My database contains 3 types of entity: items, group-sets, and groups. A group-set defines a number of groups via :group-set/f
, a function that maps items to its groups, i.e. (f item-entity)
returns a valid group/id
. I guess the groupsets are like demographic splits - if the items were people, the groupsets might be "by gender", "by vote", "by age" etc.

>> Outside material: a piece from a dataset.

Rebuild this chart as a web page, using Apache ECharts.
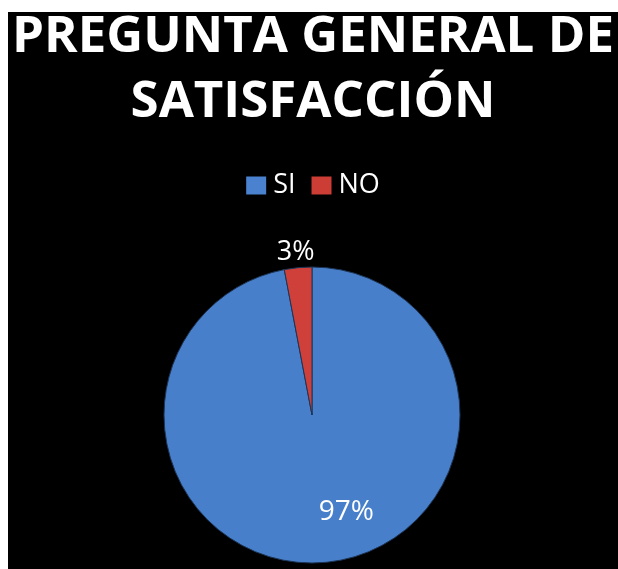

I'd like to extract the groups for a given groupset. My current approach is to get the function with one query, and I'm hoping I can apply it in another, something like:
(d/q '[:find ?group ?item
:in $ ?g
:where
[?item :item/id _]
[?group :group/id (?g (d/pull ?item [*]))]]
db group-set-g)
But obviously I don't know how to call the function ?g
, and I'm also not sure if this is the right approach in the first place.You don’t need to use a function for group-set. Model things as data, don’t use function if you don’t have to.
The data's very dynamic, so functions are a must! I've just spent a couple of hours playing around with rules
and aggregators
and they're all cool, but the syntax I needed was [(?f ?thing) ?binding]
-- combined with rules, that will be much cleaner than repeatedly calling d/q
.
One more question! Is it inefficient to define the rule '[[(identity ?x) [_ _ _]]]
? Is there a better way to specify that a rule should do nothing?
Actually, forget that! The rule I wanted is '[[(f ?x ?e) [?x ?a ?v] [?e ?a ?v]]]
to map something to itself, and I guess it's as efficient as it can be! Thank you for your time, and thanks for making such an awesome product ❤️ I was surprised to find so many Datomic features implemented.